Another interesting find, he says, was a midden about a metre deep and filled only with shells and bits of charred wood. The spot was likely used for drying shellfish for winter use, he says. . Because of it’s size, Betts says it was likely a communal gathering spot, and dating puts it developing over a 50 year period about 1,500 years ago.
The three sites in Port Joli he says have never been seen in the Maritimes or even Maine, so it is a very specific find for the area.
With the data they have found, he says, aboriginal people first started exploiting the shellfish, possibly the first time they actually were in the area, about 1,500 years ago.
However Port Joli did not give up all of its secrets. The sites were in continual use right up until European contact 350 to 400 years ago, and then it abruptly comes to an end.
“After that the area was quickly abandoned, and we’re not quite sure why that is.
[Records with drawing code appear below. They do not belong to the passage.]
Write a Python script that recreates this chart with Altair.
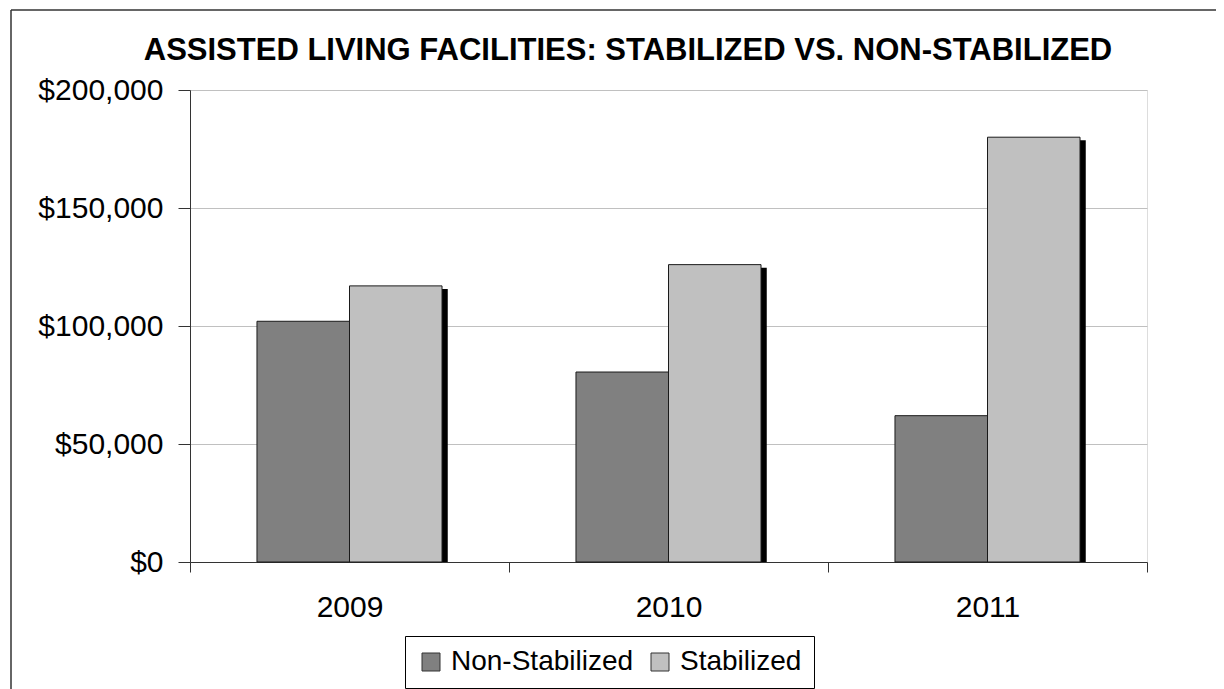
import altair as alt
import pandas as pd

years = ["2009", "2010", "2011"]
non_stabilized = [102000, 80500, 62000]
stabilized = [117000, 126000, 180000]
series = ["Non-Stabilized", "Stabilized"]
colors = ["#808080", "#c0c0c0"]
y_ticks = [0, 50000, 100000, 150000, 200000]
title_text = "ASSISTED LIVING FACILITIES: STABILIZED VS. NON-STABILIZED"

rows = []
for i, yr in enumerate(years):
    rows.append({"year": yr, "series": series[0], "value": non_stabilized[i]})
    rows.append({"year": yr, "series": series[1], "value": stabilized[i]})
df = pd.DataFrame(rows)

FONT = "Liberation Sans"

x_enc = alt.X(
    "year:N",
    title=None,
    sort=years,
    scale=alt.Scale(paddingInner=0, paddingOuter=0),
    axis=alt.Axis(
        labelAngle=0,
        tickBand="extent",
        tickSize=10,
        labelPadding=20,
        labelFontSize=30,
        labelColor="#000000",
        domainColor="#333333",
        tickColor="#333333",
        grid=False,
    ),
)
xo_enc = alt.XOffset(
    "series:N",
    sort=series,
    scale=alt.Scale(domain=series, paddingInner=0, paddingOuter=0.724),
)
y_enc = alt.Y(
    "value:Q",
    title=None,
    scale=alt.Scale(domain=[0, 200000]),
    axis=alt.Axis(
        values=y_ticks,
        format="$,.0f",
        tickSize=12,
        labelPadding=15,
        labelFontSize=30,
        labelColor="#000000",
        domainColor="#333333",
        tickColor="#333333",
        gridColor="#c0c0c0",
        gridWidth=1,
    ),
)

shadow = (
    alt.Chart(df)
    .transform_filter(alt.datum.series == "Stabilized")
    .mark_bar(
        color="#000000",
        width=alt.RelativeBandSize(0.29),
        xOffset=52,
        yOffset=3,
        clip=True,
    )
    .encode(x=x_enc, y=y_enc)
)

bars = (
    alt.Chart(df)
    .mark_bar(stroke="#1a1a1a", strokeWidth=1)
    .encode(
        x=x_enc,
        xOffset=xo_enc,
        y=y_enc,
        color=alt.Color(
            "series:N",
            sort=series,
            scale=alt.Scale(domain=series, range=colors),
            legend=alt.Legend(
                title=None,
                orient="none",
                legendX=215,
                legendY=546,
                direction="horizontal",
                strokeColor="#000000",
                padding=12,
                symbolType="square",
                symbolSize=324,
                symbolStrokeColor="#333333",
                symbolStrokeWidth=1,
                labelFont=FONT,
                labelFontSize=28,
                labelColor="#000000",
                labelOffset=6,
                columnPadding=12,
                labelLimit=400,
            ),
        ),
    )
)

one_row = alt.Data(values=[{"k": 1}])

title_mark = (
    alt.Chart(one_row)
    .mark_text(
        font=FONT,
        fontSize=31,
        fontWeight="bold",
        color="#000000",
        align="center",
        baseline="alphabetic",
    )
    .encode(text=alt.value(title_text), x=alt.value(438), y=alt.value(-30.5))
)

frame_left = (
    alt.Chart(one_row)
    .mark_rule(color="#333333", strokeWidth=1.5)
    .encode(x=alt.value(-179), y=alt.value(-80), y2=alt.value(610))
)
frame_top = (
    alt.Chart(one_row)
    .mark_rule(color="#333333", strokeWidth=1.5)
    .encode(x=alt.value(-179), x2=alt.value(1040), y=alt.value(-80))
)

chart = (
    alt.layer(shadow, bars, title_mark, frame_left, frame_top)
    .properties(
        width=957,
        height=472,
        autosize=alt.AutoSizeParams(type="none"),
        padding={"left": 182, "top": 82, "right": 69, "bottom": 128},
    )
    .configure_view(stroke="#333333", strokeWidth=1)
    .configure_axis(labelFont=FONT)
    .configure(background="#ffffff")
)

chart.save("out.html", embed_options={"renderer": "svg", "actions": False})
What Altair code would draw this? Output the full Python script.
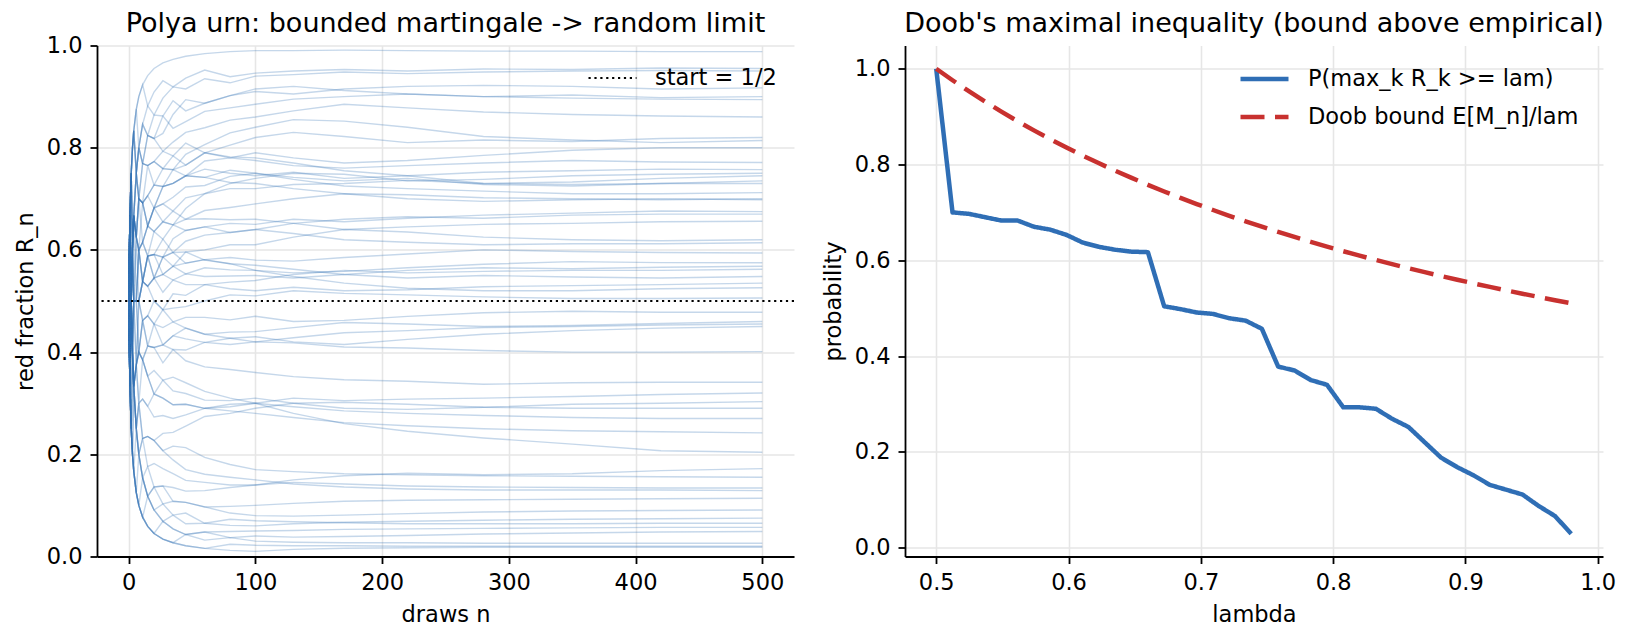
import altair as alt
import pandas as pd

FONT = "DejaVu Sans"
BLUE = "#2f6eb5"
RED = "#c8312f"

# ---- left panel: Polya urn red-fraction paths ----
draws = [0, 1, 2, 3, 4, 6, 8, 11, 15, 20, 27, 35, 45, 60, 80, 100, 130, 170, 220, 280, 350, 420, 500]

path_values = [
    [.5, .667, .75, .8, .833, .875, .9, .923, .941, .955, .966, .973, .979, .984, .988, .99, .99, .991, .99, .989, .989, .988, .988],
    [.5, .667, .75, .8, .833, .875, .9, .923, .882, .909, .931, .919, .936, .952, .939, .946, .95, .953, .95, .954, .953, .956, .955],
    [.5, .667, .75, .8, .833, .75, .8, .846, .882, .864, .897, .919, .915, .935, .927, .94, .943, .948, .945, .948, .95, .951, .95],
    [.5, .667, .75, .8, .833, .875, .8, .846, .824, .864, .862, .892, .872, .887, .902, .91, .905, .915, .92, .922, .92, .915, .917],
    [.5, .667, .5, .6, .667, .75, .8, .769, .824, .818, .862, .838, .851, .871, .878, .885, .895, .9, .905, .9, .903, .898, .9],
    [.5, .667, .75, .6, .667, .75, .8, .846, .824, .818, .828, .865, .894, .887, .902, .915, .92, .912, .905, .9, .897, .895, .894],
    [.5, .667, .75, .8, .833, .75, .7, .769, .765, .773, .793, .811, .83, .839, .854, .86, .872, .885, .878, .87, .865, .862, .86],
    [.5, .667, .5, .6, .667, .625, .7, .769, .765, .773, .759, .784, .766, .79, .805, .82, .83, .822, .81, .815, .812, .818, .82],
    [.5, .333, .5, .6, .667, .625, .6, .692, .706, .727, .724, .757, .787, .806, .829, .84, .855, .852, .84, .822, .815, .81, .814],
    [.5, .667, .75, .6, .667, .625, .7, .692, .647, .682, .724, .73, .745, .774, .78, .79, .78, .77, .775, .785, .795, .8, .8],
    [.5, .667, .75, .8, .833, .75, .8, .769, .824, .818, .793, .784, .809, .79, .78, .775, .765, .76, .765, .77, .775, .772, .771],
    [.5, .667, .5, .4, .5, .625, .6, .615, .647, .682, .724, .73, .745, .758, .75, .745, .752, .74, .745, .752, .755, .758, .757],
    [.5, .333, .5, .6, .5, .5, .6, .615, .588, .636, .655, .676, .702, .71, .73, .74, .75, .748, .735, .738, .745, .748, .75],
    [.5, .667, .75, .6, .667, .75, .7, .692, .765, .727, .759, .757, .766, .79, .782, .78, .77, .755, .745, .73, .733, .74, .745],
    [.5, .667, .5, .6, .667, .75, .7, .692, .706, .682, .69, .703, .723, .726, .744, .75, .742, .735, .74, .728, .725, .73, .735],
    [.5, .333, .5, .4, .5, .5, .5, .538, .588, .591, .621, .649, .681, .71, .72, .72, .728, .73, .736, .73, .728, .73, .73],
    [.5, .667, .75, .6, .667, .625, .7, .692, .706, .727, .724, .73, .745, .742, .756, .75, .738, .725, .72, .715, .71, .71, .712],
    [.5, .667, .75, .8, .833, .75, .7, .692, .647, .682, .655, .649, .66, .677, .683, .69, .7, .71, .708, .702, .7, .698, .7],
    [.5, .667, .5, .6, .667, .75, .8, .769, .765, .773, .759, .757, .745, .742, .732, .73, .72, .71, .7, .695, .698, .7, .698],
    [.5, .333, .5, .6, .667, .625, .6, .615, .647, .636, .655, .649, .638, .645, .652, .65, .66, .655, .662, .668, .672, .676, .675],
    [.5, .667, .5, .4, .5, .5, .6, .538, .588, .591, .586, .622, .638, .645, .634, .64, .652, .66, .665, .662, .668, .67, .67],
    [.5, .667, .75, .6, .667, .625, .7, .692, .647, .682, .69, .676, .66, .661, .659, .66, .652, .64, .645, .65, .652, .655, .656],
    [.5, .333, .5, .6, .5, .5, .5, .538, .529, .545, .552, .568, .596, .6, .61, .61, .625, .64, .635, .625, .62, .618, .62],
    [.5, .667, .5, .4, .5, .375, .5, .538, .588, .545, .586, .595, .617, .629, .634, .64, .632, .62, .615, .61, .612, .612, .614],
    [.5, .667, .75, .6, .667, .625, .6, .615, .647, .636, .621, .595, .574, .581, .585, .58, .578, .585, .592, .6, .597, .595, .594],
    [.5, .333, .5, .6, .667, .625, .7, .615, .588, .591, .552, .568, .553, .565, .561, .56, .555, .558, .565, .572, .577, .575, .575],
    [.5, .667, .5, .6, .5, .5, .5, .538, .529, .545, .552, .541, .553, .548, .549, .55, .545, .552, .56, .565, .563, .566, .568],
    [.5, .333, .25, .4, .333, .375, .5, .538, .529, .545, .517, .541, .532, .532, .537, .54, .552, .56, .555, .558, .56, .56, .562],
    [.5, .667, .75, .6, .667, .625, .6, .538, .588, .591, .586, .568, .574, .581, .573, .57, .562, .552, .545, .55, .547, .545, .548],
    [.5, .333, .5, .4, .5, .5, .5, .462, .471, .5, .483, .514, .511, .532, .524, .52, .527, .52, .522, .528, .53, .532, .535],
    [.5, .667, .5, .6, .667, .5, .6, .538, .588, .545, .586, .595, .596, .58, .573, .56, .548, .535, .525, .52, .52, .524, .526],
    [.5, .333, .5, .4, .333, .375, .4, .462, .471, .455, .483, .486, .489, .5, .512, .51, .52, .515, .512, .508, .505, .505, .506],
    [.5, .667, .5, .4, .5, .5, .6, .538, .529, .5, .483, .459, .468, .468, .463, .47, .46, .462, .47, .477, .48, .478, .478],
    [.5, .333, .5, .6, .5, .5, .4, .462, .412, .455, .448, .459, .447, .435, .439, .44, .448, .458, .455, .45, .452, .456, .46],
    [.5, .667, .5, .4, .333, .375, .4, .385, .412, .409, .414, .432, .447, .435, .427, .42, .428, .438, .442, .448, .45, .453, .455],
    [.5, .333, .25, .2, .333, .375, .4, .462, .412, .409, .379, .405, .404, .419, .427, .43, .42, .415, .425, .435, .442, .447, .45],
    [.5, .667, .5, .6, .5, .5, .4, .385, .412, .409, .414, .432, .426, .419, .415, .42, .418, .41, .408, .403, .4, .4, .401],
    [.5, .333, .5, .6, .5, .625, .5, .462, .471, .455, .414, .405, .383, .371, .366, .36, .352, .346, .343, .337, .34, .341, .341],
    [.5, .333, .5, .4, .333, .25, .3, .308, .294, .318, .31, .297, .298, .29, .293, .3, .31, .305, .308, .31, .313, .317, .32],
    [.5, .667, .5, .4, .333, .375, .3, .385, .353, .318, .345, .324, .319, .306, .305, .31, .3, .29, .288, .292, .298, .3, .303],
    [.5, .333, .25, .2, .333, .25, .2, .231, .235, .227, .241, .243, .255, .274, .28, .29, .3, .302, .298, .292, .29, .29, .29],
    [.5, .333, .5, .4, .333, .375, .3, .308, .294, .273, .276, .27, .277, .29, .298, .3, .293, .285, .28, .276, .272, .27, .27],
    [.5, .667, .5, .6, .5, .375, .4, .385, .353, .318, .31, .297, .298, .29, .285, .28, .272, .262, .256, .25, .246, .244, .242],
    [.5, .333, .5, .4, .333, .375, .4, .385, .353, .364, .345, .351, .34, .323, .31, .3, .28, .26, .245, .232, .22, .207, .204],
    [.5, .333, .25, .2, .167, .25, .2, .231, .176, .182, .172, .162, .149, .145, .14, .14, .15, .158, .163, .16, .162, .168, .172],
    [.5, .333, .25, .4, .333, .25, .3, .231, .235, .227, .207, .216, .213, .194, .18, .17, .166, .162, .16, .158, .157, .156, .155],
    [.5, .333, .25, .2, .167, .125, .2, .154, .118, .136, .138, .135, .128, .129, .135, .14, .145, .142, .138, .136, .135, .134, .134],
    [.5, .667, .5, .4, .333, .25, .3, .231, .235, .227, .207, .189, .17, .161, .155, .15, .142, .136, .132, .13, .13, .13, .129],
    [.5, .333, .25, .4, .333, .25, .2, .154, .176, .136, .138, .108, .106, .097, .098, .1, .104, .108, .11, .111, .112, .113, .114],
    [.5, .333, .25, .2, .167, .125, .1, .154, .118, .136, .103, .108, .106, .097, .085, .08, .079, .081, .084, .087, .089, .09, .091],
    [.5, .333, .5, .4, .333, .25, .2, .154, .118, .091, .103, .081, .085, .065, .061, .06, .064, .067, .069, .071, .073, .074, .075],
    [.5, .333, .25, .2, .167, .125, .1, .077, .118, .091, .069, .081, .064, .065, .073, .07, .068, .066, .064, .064, .064, .065, .065],
    [.5, .333, .25, .2, .167, .125, .1, .077, .059, .045, .069, .054, .043, .048, .049, .05, .051, .053, .054, .055, .056, .057, .057],
    [.5, .333, .25, .4, .333, .25, .2, .154, .118, .091, .069, .054, .043, .048, .037, .04, .038, .039, .041, .044, .046, .048, .049],
    [.5, .333, .25, .2, .167, .125, .1, .077, .059, .045, .034, .027, .043, .032, .037, .03, .028, .027, .027, .026, .026, .026, .026],
    [.5, .333, .25, .2, .167, .125, .1, .077, .059, .045, .034, .027, .021, .016, .024, .022, .021, .021, .02, .02, .02, .02, .02],
    [.5, .333, .25, .2, .167, .125, .1, .077, .059, .045, .034, .027, .021, .016, .012, .01, .014, .016, .017, .018, .018, .018, .018],
]
assert all(len(row) == len(draws) for row in path_values)

start_level = [0.5]
start_label = ["start = 1/2"]

# ---- right panel: Doob's maximal inequality ----
lam = [0.5, 0.51231, 0.52462, 0.53692, 0.54923, 0.56154, 0.57385, 0.58615, 0.59846, 0.61077,
       0.62308, 0.63538, 0.64769, 0.66, 0.67231, 0.68462, 0.69692, 0.70923, 0.72154, 0.73385,
       0.74615, 0.75846, 0.77077, 0.78308, 0.79538, 0.80769, 0.82, 0.83231, 0.84462, 0.85692,
       0.86923, 0.88154, 0.89385, 0.90615, 0.91846, 0.93077, 0.94308, 0.95538, 0.96769, 0.98]
empirical = [1.0, 0.700, 0.697, 0.690, 0.683, 0.683, 0.670, 0.664, 0.653, 0.637,
             0.628, 0.622, 0.618, 0.617, 0.504, 0.498, 0.491, 0.488, 0.479, 0.474,
             0.457, 0.378, 0.370, 0.350, 0.340, 0.293, 0.293, 0.290, 0.269, 0.252,
             0.220, 0.188, 0.168, 0.151, 0.131, 0.121, 0.111, 0.087, 0.066, 0.029]
doob_bound = [1.0, 0.9760, 0.9531, 0.9312, 0.9104, 0.8904, 0.8713, 0.8530, 0.8355, 0.8186,
              0.8025, 0.7869, 0.7720, 0.7576, 0.7437, 0.7303, 0.7174, 0.7050, 0.6930, 0.6813,
              0.6701, 0.6592, 0.6487, 0.6385, 0.6286, 0.6190, 0.6098, 0.6007, 0.5920, 0.5835,
              0.5752, 0.5672, 0.5594, 0.5518, 0.5444, 0.5372, 0.5302, 0.5234, 0.5167, 0.5102]
series_names = ["P(max_k R_k >= lam)", "Doob bound E[M_n]/lam"]

# ---- tables ----
paths_df = pd.DataFrame(
    [{"path": i, "n": n, "R": v}
     for i, row in enumerate(path_values) for n, v in zip(draws, row)]
)
start_df = pd.DataFrame({"y": start_level, "label": start_label})
doob_df = pd.concat([
    pd.DataFrame({"lam": lam, "p": empirical, "series": series_names[0]}),
    pd.DataFrame({"lam": lam, "p": doob_bound, "series": series_names[1]}),
])

W, H = 697, 511

paths = alt.Chart(paths_df).mark_line(
    strokeWidth=1.4, opacity=0.28, color=BLUE, clip=True
).encode(
    x=alt.X("n:Q", scale=alt.Scale(domain=[-25, 525], nice=False, zero=False),
            axis=alt.Axis(values=[0, 100, 200, 300, 400, 500], format="d", title="draws n")),
    y=alt.Y("R:Q", scale=alt.Scale(domain=[0, 1], nice=False),
            axis=alt.Axis(values=[0, 0.2, 0.4, 0.6, 0.8, 1.0], format=".1f", title="red fraction R_n")),
    detail="path:N",
)

start_rule = alt.Chart(start_df).mark_rule(
    strokeDash=[2.2, 3.7], strokeWidth=2.2
).encode(
    y="y:Q",
    color=alt.Color("label:N", scale=alt.Scale(range=["black"]),
                    legend=alt.Legend(title=None, orient="none", legendX=490, legendY=7,
                                      symbolType="stroke", symbolSize=2304,
                                      symbolStrokeWidth=2.2, symbolDash=[2.2, 3.7],
                                      labelOffset=17, padding=0, labelLimit=400)),
)

left = alt.layer(paths, start_rule).properties(
    width=W, height=H,
    title=alt.TitleParams("Polya urn: bounded martingale -> random limit",
                          offset=-24.5, baseline="alphabetic"),
)

legend_right = alt.Legend(title=None, orient="none", legendX=333, legendY=7,
                          symbolType="stroke", symbolSize=2304, symbolStrokeWidth=4.5,
                          labelOffset=17, rowPadding=-4, padding=0, labelLimit=400)

right = alt.Chart(doob_df).mark_line(strokeWidth=4.5, strokeJoin="round").encode(
    x=alt.X("lam:Q", scale=alt.Scale(domain=[0.4764, 1.004], nice=False, zero=False),
            axis=alt.Axis(values=[0.5, 0.6, 0.7, 0.8, 0.9, 1.0], format=".1f", title="lambda")),
    y=alt.Y("p:Q", scale=alt.Scale(domain=[-0.0185, 1.0485], nice=False, zero=False),
            axis=alt.Axis(values=[0, 0.2, 0.4, 0.6, 0.8, 1.0], format=".1f", title="probability")),
    color=alt.Color("series:N", scale=alt.Scale(domain=series_names, range=[BLUE, RED]),
                    legend=legend_right),
    strokeDash=alt.StrokeDash("series:N",
                              scale=alt.Scale(domain=series_names, range=[[1, 0], [24, 10.5]]),
                              legend=legend_right),
).properties(
    width=698, height=H,
    title=alt.TitleParams("Doob's maximal inequality (bound above empirical)",
                          offset=-13.5, baseline="alphabetic"),
)

chart = alt.hconcat(left, right, spacing=26).resolve_scale(
    color="independent", strokeDash="independent"
).resolve_legend(
    color="independent", strokeDash="independent"
).properties(
    padding={"left": 14, "top": 9.5, "right": 5, "bottom": 5}
).configure_axis(
    labelFont=FONT, labelFontSize=22.5, labelColor="black",
    titleFont=FONT, titleFontSize=22.5, titleFontWeight="normal", titleColor="black",
    domainColor="black", domainWidth=1.8, tickColor="black", tickWidth=1.8, tickSize=7,
    labelPadding=8, titlePadding=9, gridColor="#e6e6e6", gridWidth=1.6,
    labelFlush=False, labelOverlap=False,
).configure_title(
    font=FONT, fontSize=27, fontWeight="normal", color="black", anchor="middle",
).configure_legend(
    labelFont=FONT, labelFontSize=22.5, labelColor="black",
).configure_view(stroke=None)

chart.save("out.html", embed_options={"renderer": "svg", "actions": False})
That’s something we’re going to be exploring in the next season,” he says.
Betts says they plan on coming back for one more season, in the summer of 2012, to see if they can find the answers to their lingering questions.
“There are a few little gaps in the records that we need to fill in.”
Last year during the dig, the group invited the public to come in for guided tours, and Betts says the tours went over very well.
“We reached out to at least 200 community members and show them the history in their own area,” he says.
Betts says they wanted to give the public a chance to take part in the “moment of discover” that archeologists so often do alone. He adds they also wanted to show the process that goes into preserving the sites, and show how amateur digging can potentially destroy a site.
However he says mostly it was about sharing the history of the area, and getting people interested in what happened in their own backyard.
“People were very eager to find out the history of the area, and that’s very rewarding for archeologists.”